→ Supplied information
______

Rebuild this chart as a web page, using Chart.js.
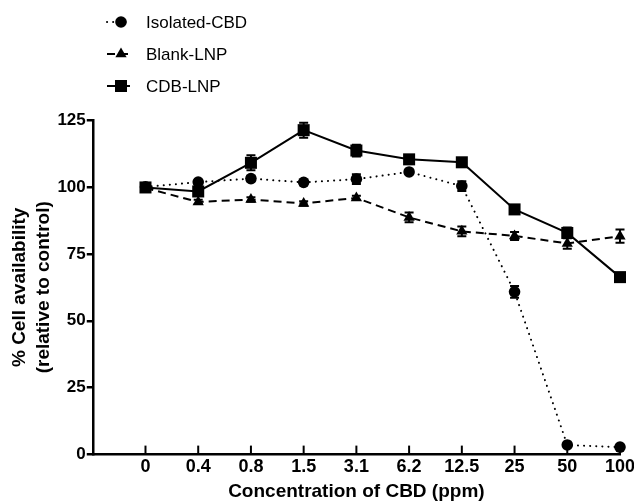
<!DOCTYPE html>
<html>
<head>
<meta charset="utf-8">
<script src="https://cdn.jsdelivr.net/npm/chart.js@4"></script>
<style>
  html, body { margin: 0; padding: 0; background: #fff; }
  #wrap { width: 634px; height: 504px; }
</style>
</head>
<body>
<div id="wrap"><canvas id="cellChart" width="634" height="504"></canvas></div>
<script>
const concentrations = ["0", "0.4", "0.8", "1.5", "3.1", "6.2", "12.5", "25", "50", "100"];

const isolatedCBD = [100, 101.8, 103.1, 101.7, 102.9, 105.6, 100.3, 60.8, 3.6, 2.8];
const isolatedErr = [0, 0.8, 1, 0.8, 1.8, 0.8, 1.8, 2.2, 0.5, 0.5];

const blankLNP = [99.6, 94.4, 95.3, 93.8, 95.9, 88.6, 83.4, 81.7, 78.9, 81.6];
const blankErr = [0, 0.8, 0.8, 0.8, 0.8, 1.8, 1.8, 1.5, 2, 2.5];

const cdbLNP = [99.8, 98.3, 109, 121.2, 113.6, 110.3, 109.2, 91.6, 82.8, 66.3];
const cdbErr = [1, 1.2, 2.8, 2.8, 2.2, 1.2, 1.5, 0.8, 2, 0.8];

const yTicks = [0, 25, 50, 75, 100, 125];

const FONT = "'Liberation Sans', Arial, sans-serif";

function toPoints(values) {
  return values.map((v, i) => ({ x: i, y: v }));
}

// error bars with caps, drawn under the markers
const errorBars = {
  id: "errorBars",
  beforeDatasetsDraw(chart) {
    const ctx = chart.ctx;
    const yScale = chart.scales.y;
    ctx.save();
    ctx.strokeStyle = "#000";
    ctx.lineWidth = 2;
    chart.data.datasets.forEach((ds, di) => {
      const meta = chart.getDatasetMeta(di);
      meta.data.forEach((pt, i) => {
        const err = ds.errors[i];
        if (!err) return;
        const v = ds.data[i].y;
        const top = yScale.getPixelForValue(v + err);
        const bot = yScale.getPixelForValue(v - err);
        ctx.beginPath();
        ctx.moveTo(pt.x, top);
        ctx.lineTo(pt.x, bot);
        ctx.moveTo(pt.x - 4.5, top);
        ctx.lineTo(pt.x + 4.5, top);
        ctx.moveTo(pt.x - 4.5, bot);
        ctx.lineTo(pt.x + 4.5, bot);
        ctx.stroke();
      });
    });
    ctx.restore();
  }
};

// x-axis tick marks point up into the plot
const innerTicks = {
  id: "innerTicks",
  afterDraw(chart) {
    const ctx = chart.ctx;
    const x = chart.scales.x;
    const base = chart.chartArea.bottom;
    ctx.save();
    ctx.strokeStyle = "#000";
    ctx.lineWidth = 2;
    concentrations.forEach((c, i) => {
      const px = x.getPixelForValue(i);
      ctx.beginPath();
      ctx.moveTo(px, base);
      ctx.lineTo(px, base - 9);
      ctx.stroke();
    });
    ctx.restore();
  }
};

// legend drawn by hand: line sample + marker + label
const sampleLegend = {
  id: "sampleLegend",
  afterDraw(chart) {
    const ctx = chart.ctx;
    const rows = [22, 54, 86];
    const x0 = 107, x1 = 130, xm = 121;
    ctx.save();
    chart.data.datasets.forEach((ds, i) => {
      const y = rows[i];
      ctx.strokeStyle = "#000";
      ctx.lineWidth = 2;
      ctx.lineCap = ds.borderCapStyle || "butt";
      ctx.setLineDash(ds.borderDash || []);
      ctx.beginPath();
      ctx.moveTo(x0, y);
      ctx.lineTo(x1, y);
      ctx.stroke();
      ctx.setLineDash([]);
      ctx.fillStyle = "#000";
      Chart.helpers.drawPoint(ctx, {
        pointStyle: ds.pointStyle,
        radius: ds.pointRadius,
        borderWidth: 0
      }, xm, y);
      ctx.font = "17px " + FONT;
      ctx.textBaseline = "middle";
      ctx.fillText(ds.label, 146, y + 1);
    });
    ctx.restore();
  }
};

const ctx = document.getElementById("cellChart").getContext("2d");

new Chart(ctx, {
  type: "line",
  data: {
    datasets: [
      {
        label: "Isolated-CBD",
        data: toPoints(isolatedCBD),
        errors: isolatedErr,
        borderColor: "#000",
        backgroundColor: "#000",
        borderWidth: 2,
        borderDash: [0.1, 6],
        borderCapStyle: "round",
        pointStyle: "circle",
        pointRadius: 5.8,
        pointBorderWidth: 0,
        clip: false,
        order: 1
      },
      {
        label: "Blank-LNP",
        data: toPoints(blankLNP),
        errors: blankErr,
        borderColor: "#000",
        backgroundColor: "#000",
        borderWidth: 2,
        borderDash: [8, 5],
        pointStyle: "triangle",
        pointRadius: 6.5,
        pointBorderWidth: 0,
        clip: false,
        order: 2
      },
      {
        label: "CDB-LNP",
        data: toPoints(cdbLNP),
        errors: cdbErr,
        borderColor: "#000",
        backgroundColor: "#000",
        borderWidth: 2,
        pointStyle: "rect",
        pointRadius: 8.5,
        pointBorderWidth: 0,
        clip: false,
        order: 0
      }
    ]
  },
  options: {
    responsive: false,
    animation: false,
    layout: { padding: { top: 120, left: 7, right: 14, bottom: 1 } },
    plugins: {
      legend: { display: false },
      tooltip: { enabled: false }
    },
    scales: {
      x: {
        type: "linear",
        min: -1,
        max: 9,
        afterBuildTicks: (scale) => {
          scale.ticks = concentrations.map((c, i) => ({ value: i }));
        },
        afterFit: (scale) => {
          scale.paddingRight = 0; // let "100" run off the edge like the original
        },
        ticks: {
          callback: (v) => concentrations[v] ?? "",
          color: "#000",
          font: { family: FONT, size: 18, weight: "bold" },
          maxRotation: 0,
          autoSkip: false,
          padding: 2
        },
        grid: { display: false, drawTicks: false },
        border: { display: true, color: "#000", width: 2.5 },
        title: {
          display: true,
          text: "Concentration of CBD (ppm)",
          color: "#000",
          font: { family: FONT, size: 19, weight: "bold" },
          padding: { top: 0, bottom: 0 }
        }
      },
      y: {
        min: 0,
        max: 125,
        afterBuildTicks: (scale) => {
          scale.ticks = yTicks.map(v => ({ value: v }));
        },
        ticks: {
          color: "#000",
          font: { family: FONT, size: 17, weight: "bold" },
          padding: 1
        },
        grid: {
          drawOnChartArea: false,
          drawTicks: true,
          tickLength: 6,
          color: "#000",
          lineWidth: 2.5
        },
        border: { display: true, color: "#000", width: 2.5 },
        title: {
          display: true,
          text: ["% Cell availability", "(relative to control)"],
          color: "#000",
          font: { family: FONT, size: 19, weight: "bold", lineHeight: 1.3 },
          padding: { top: 0, bottom: 0 }
        }
      }
    }
  },
  plugins: [errorBars, innerTicks, sampleLegend]
});
</script>
</body>
</html>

______

→ Directions for this task
Make an exact copy of the data above, pictures excluded.

→ Response for this exercise
Rebuild this chart as a web page, using Chart.js.
<!DOCTYPE html>
<html>
<head>
<meta charset="utf-8">
<script src="https://cdn.jsdelivr.net/npm/chart.js@4"></script>
<style>
  html, body { margin: 0; padding: 0; background: #fff; }
  #wrap { width: 634px; height: 504px; }
</style>
</head>
<body>
<div id="wrap"><canvas id="cellChart" width="634" height="504"></canvas></div>
<script>
const concentrations = ["0", "0.4", "0.8", "1.5", "3.1", "6.2", "12.5", "25", "50", "100"];

const isolatedCBD = [100, 101.8, 103.1, 101.7, 102.9, 105.6, 100.3, 60.8, 3.6, 2.8];
const isolatedErr = [0, 0.8, 1, 0.8, 1.8, 0.8, 1.8, 2.2, 0.5, 0.5];

const blankLNP = [99.6, 94.4, 95.3, 93.8, 95.9, 88.6, 83.4, 81.7, 78.9, 81.6];
const blankErr = [0, 0.8, 0.8, 0.8, 0.8, 1.8, 1.8, 1.5, 2, 2.5];

const cdbLNP = [99.8, 98.3, 109, 121.2, 113.6, 110.3, 109.2, 91.6, 82.8, 66.3];
const cdbErr = [1, 1.2, 2.8, 2.8, 2.2, 1.2, 1.5, 0.8, 2, 0.8];

const yTicks = [0, 25, 50, 75, 100, 125];

const FONT = "'Liberation Sans', Arial, sans-serif";

function toPoints(values) {
  return values.map((v, i) => ({ x: i, y: v }));
}

// error bars with caps, drawn under the markers
const errorBars = {
  id: "errorBars",
  beforeDatasetsDraw(chart) {
    const ctx = chart.ctx;
    const yScale = chart.scales.y;
    ctx.save();
    ctx.strokeStyle = "#000";
    ctx.lineWidth = 2;
    chart.data.datasets.forEach((ds, di) => {
      const meta = chart.getDatasetMeta(di);
      meta.data.forEach((pt, i) => {
        const err = ds.errors[i];
        if (!err) return;
        const v = ds.data[i].y;
        const top = yScale.getPixelForValue(v + err);
        const bot = yScale.getPixelForValue(v - err);
        ctx.beginPath();
        ctx.moveTo(pt.x, top);
        ctx.lineTo(pt.x, bot);
        ctx.moveTo(pt.x - 4.5, top);
        ctx.lineTo(pt.x + 4.5, top);
        ctx.moveTo(pt.x - 4.5, bot);
        ctx.lineTo(pt.x + 4.5, bot);
        ctx.stroke();
      });
    });
    ctx.restore();
  }
};

// x-axis tick marks point up into the plot
const innerTicks = {
  id: "innerTicks",
  afterDraw(chart) {
    const ctx = chart.ctx;
    const x = chart.scales.x;
    const base = chart.chartArea.bottom;
    ctx.save();
    ctx.strokeStyle = "#000";
    ctx.lineWidth = 2;
    concentrations.forEach((c, i) => {
      const px = x.getPixelForValue(i);
      ctx.beginPath();
      ctx.moveTo(px, base);
      ctx.lineTo(px, base - 9);
      ctx.stroke();
    });
    ctx.restore();
  }
};

// legend drawn by hand: line sample + marker + label
const sampleLegend = {
  id: "sampleLegend",
  afterDraw(chart) {
    const ctx = chart.ctx;
    const rows = [22, 54, 86];
    const x0 = 107, x1 = 130, xm = 121;
    ctx.save();
    chart.data.datasets.forEach((ds, i) => {
      const y = rows[i];
      ctx.strokeStyle = "#000";
      ctx.lineWidth = 2;
      ctx.lineCap = ds.borderCapStyle || "butt";
      ctx.setLineDash(ds.borderDash || []);
      ctx.beginPath();
      ctx.moveTo(x0, y);
      ctx.lineTo(x1, y);
      ctx.stroke();
      ctx.setLineDash([]);
      ctx.fillStyle = "#000";
      Chart.helpers.drawPoint(ctx, {
        pointStyle: ds.pointStyle,
        radius: ds.pointRadius,
        borderWidth: 0
      }, xm, y);
      ctx.font = "17px " + FONT;
      ctx.textBaseline = "middle";
      ctx.fillText(ds.label, 146, y + 1);
    });
    ctx.restore();
  }
};

const ctx = document.getElementById("cellChart").getContext("2d");

new Chart(ctx, {
  type: "line",
  data: {
    datasets: [
      {
        label: "Isolated-CBD",
        data: toPoints(isolatedCBD),
        errors: isolatedErr,
        borderColor: "#000",
        backgroundColor: "#000",
        borderWidth: 2,
        borderDash: [0.1, 6],
        borderCapStyle: "round",
        pointStyle: "circle",
        pointRadius: 5.8,
        pointBorderWidth: 0,
        clip: false,
        order: 1
      },
      {
        label: "Blank-LNP",
        data: toPoints(blankLNP),
        errors: blankErr,
        borderColor: "#000",
        backgroundColor: "#000",
        borderWidth: 2,
        borderDash: [8, 5],
        pointStyle: "triangle",
        pointRadius: 6.5,
        pointBorderWidth: 0,
        clip: false,
        order: 2
      },
      {
        label: "CDB-LNP",
        data: toPoints(cdbLNP),
        errors: cdbErr,
        borderColor: "#000",
        backgroundColor: "#000",
        borderWidth: 2,
        pointStyle: "rect",
        pointRadius: 8.5,
        pointBorderWidth: 0,
        clip: false,
        order: 0
      }
    ]
  },
  options: {
    responsive: false,
    animation: false,
    layout: { padding: { top: 120, left: 7, right: 14, bottom: 1 } },
    plugins: {
      legend: { display: false },
      tooltip: { enabled: false }
    },
    scales: {
      x: {
        type: "linear",
        min: -1,
        max: 9,
        afterBuildTicks: (scale) => {
          scale.ticks = concentrations.map((c, i) => ({ value: i }));
        },
        afterFit: (scale) => {
          scale.paddingRight = 0; // let "100" run off the edge like the original
        },
        ticks: {
          callback: (v) => concentrations[v] ?? "",
          color: "#000",
          font: { family: FONT, size: 18, weight: "bold" },
          maxRotation: 0,
          autoSkip: false,
          padding: 2
        },
        grid: { display: false, drawTicks: false },
        border: { display: true, color: "#000", width: 2.5 },
        title: {
          display: true,
          text: "Concentration of CBD (ppm)",
          color: "#000",
          font: { family: FONT, size: 19, weight: "bold" },
          padding: { top: 0, bottom: 0 }
        }
      },
      y: {
        min: 0,
        max: 125,
        afterBuildTicks: (scale) => {
          scale.ticks = yTicks.map(v => ({ value: v }));
        },
        ticks: {
          color: "#000",
          font: { family: FONT, size: 17, weight: "bold" },
          padding: 1
        },
        grid: {
          drawOnChartArea: false,
          drawTicks: true,
          tickLength: 6,
          color: "#000",
          lineWidth: 2.5
        },
        border: { display: true, color: "#000", width: 2.5 },
        title: {
          display: true,
          text: ["% Cell availability", "(relative to control)"],
          color: "#000",
          font: { family: FONT, size: 19, weight: "bold", lineHeight: 1.3 },
          padding: { top: 0, bottom: 0 }
        }
      }
    }
  },
  plugins: [errorBars, innerTicks, sampleLegend]
});
</script>
</body>
</html>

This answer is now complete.